● **SHORT EXERCISE**:
Restate the records below word for word, and omit the images they hold.

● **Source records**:
━━━━
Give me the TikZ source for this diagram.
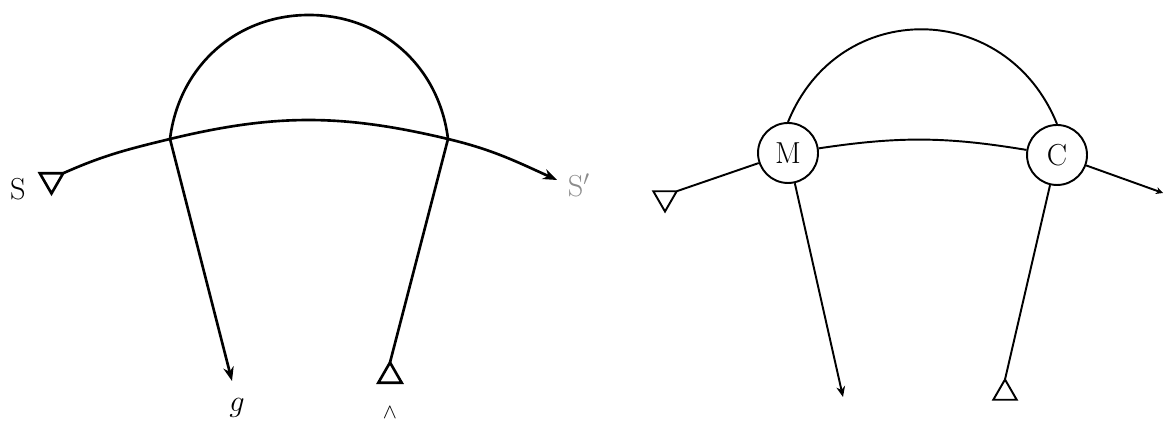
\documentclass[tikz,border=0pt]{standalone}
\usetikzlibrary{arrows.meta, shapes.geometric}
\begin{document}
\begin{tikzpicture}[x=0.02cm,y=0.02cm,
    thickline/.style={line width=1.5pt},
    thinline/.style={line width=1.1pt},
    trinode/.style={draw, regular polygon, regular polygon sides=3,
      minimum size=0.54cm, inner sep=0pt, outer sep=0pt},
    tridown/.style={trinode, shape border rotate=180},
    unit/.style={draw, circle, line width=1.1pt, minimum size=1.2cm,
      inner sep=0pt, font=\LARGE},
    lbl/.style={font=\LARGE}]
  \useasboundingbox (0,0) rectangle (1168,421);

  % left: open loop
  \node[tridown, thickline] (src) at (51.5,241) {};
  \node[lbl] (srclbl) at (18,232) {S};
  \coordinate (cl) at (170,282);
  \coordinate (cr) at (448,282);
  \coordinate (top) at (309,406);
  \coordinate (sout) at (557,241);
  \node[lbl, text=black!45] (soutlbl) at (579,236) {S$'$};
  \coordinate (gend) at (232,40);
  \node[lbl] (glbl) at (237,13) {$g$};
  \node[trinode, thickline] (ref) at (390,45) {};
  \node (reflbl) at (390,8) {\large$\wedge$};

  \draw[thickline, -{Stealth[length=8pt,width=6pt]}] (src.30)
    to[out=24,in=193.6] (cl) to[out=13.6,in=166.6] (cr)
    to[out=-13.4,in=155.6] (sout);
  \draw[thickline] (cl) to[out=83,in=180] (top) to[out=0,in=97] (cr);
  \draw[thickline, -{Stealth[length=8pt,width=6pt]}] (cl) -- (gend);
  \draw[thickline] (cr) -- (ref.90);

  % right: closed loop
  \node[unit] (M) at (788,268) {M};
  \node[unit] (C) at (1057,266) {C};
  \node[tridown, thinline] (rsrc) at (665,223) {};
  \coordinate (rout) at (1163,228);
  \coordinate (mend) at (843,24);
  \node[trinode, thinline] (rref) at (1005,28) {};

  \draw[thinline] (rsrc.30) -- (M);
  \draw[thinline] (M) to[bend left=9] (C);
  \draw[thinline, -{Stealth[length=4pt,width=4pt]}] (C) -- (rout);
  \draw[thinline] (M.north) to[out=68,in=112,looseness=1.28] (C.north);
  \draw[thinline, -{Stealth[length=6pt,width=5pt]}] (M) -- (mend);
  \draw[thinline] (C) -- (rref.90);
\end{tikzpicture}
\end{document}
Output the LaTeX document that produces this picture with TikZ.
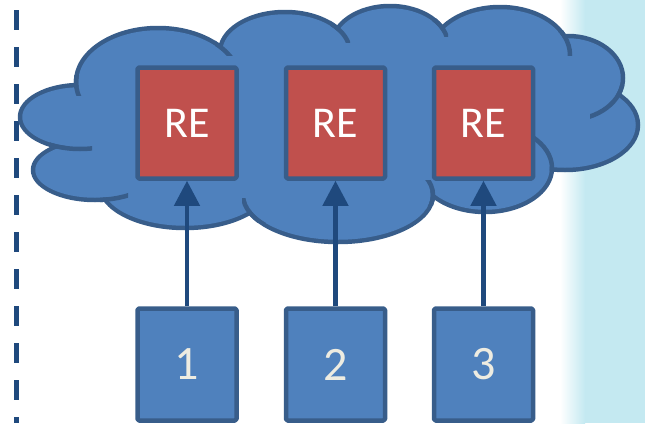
━━━━
● **ANSWER TO THE EXERCISE**:
Give me the TikZ source for this diagram.
\documentclass[tikz,border=0pt]{standalone}
\usetikzlibrary{arrows.meta, shapes.geometric}
\begin{document}
\begin{tikzpicture}[x=0.02cm,y=0.02cm,
    thickline/.style={line width=1.5pt},
    thinline/.style={line width=1.1pt},
    trinode/.style={draw, regular polygon, regular polygon sides=3,
      minimum size=0.54cm, inner sep=0pt, outer sep=0pt},
    tridown/.style={trinode, shape border rotate=180},
    unit/.style={draw, circle, line width=1.1pt, minimum size=1.2cm,
      inner sep=0pt, font=\LARGE},
    lbl/.style={font=\LARGE}]
  \useasboundingbox (0,0) rectangle (1168,421);

  % left: open loop
  \node[tridown, thickline] (src) at (51.5,241) {};
  \node[lbl] (srclbl) at (18,232) {S};
  \coordinate (cl) at (170,282);
  \coordinate (cr) at (448,282);
  \coordinate (top) at (309,406);
  \coordinate (sout) at (557,241);
  \node[lbl, text=black!45] (soutlbl) at (579,236) {S$'$};
  \coordinate (gend) at (232,40);
  \node[lbl] (glbl) at (237,13) {$g$};
  \node[trinode, thickline] (ref) at (390,45) {};
  \node (reflbl) at (390,8) {\large$\wedge$};

  \draw[thickline, -{Stealth[length=8pt,width=6pt]}] (src.30)
    to[out=24,in=193.6] (cl) to[out=13.6,in=166.6] (cr)
    to[out=-13.4,in=155.6] (sout);
  \draw[thickline] (cl) to[out=83,in=180] (top) to[out=0,in=97] (cr);
  \draw[thickline, -{Stealth[length=8pt,width=6pt]}] (cl) -- (gend);
  \draw[thickline] (cr) -- (ref.90);

  % right: closed loop
  \node[unit] (M) at (788,268) {M};
  \node[unit] (C) at (1057,266) {C};
  \node[tridown, thinline] (rsrc) at (665,223) {};
  \coordinate (rout) at (1163,228);
  \coordinate (mend) at (843,24);
  \node[trinode, thinline] (rref) at (1005,28) {};

  \draw[thinline] (rsrc.30) -- (M);
  \draw[thinline] (M) to[bend left=9] (C);
  \draw[thinline, -{Stealth[length=4pt,width=4pt]}] (C) -- (rout);
  \draw[thinline] (M.north) to[out=68,in=112,looseness=1.28] (C.north);
  \draw[thinline, -{Stealth[length=6pt,width=5pt]}] (M) -- (mend);
  \draw[thinline] (C) -- (rref.90);
\end{tikzpicture}
\end{document}
Output the LaTeX document that produces this picture with TikZ.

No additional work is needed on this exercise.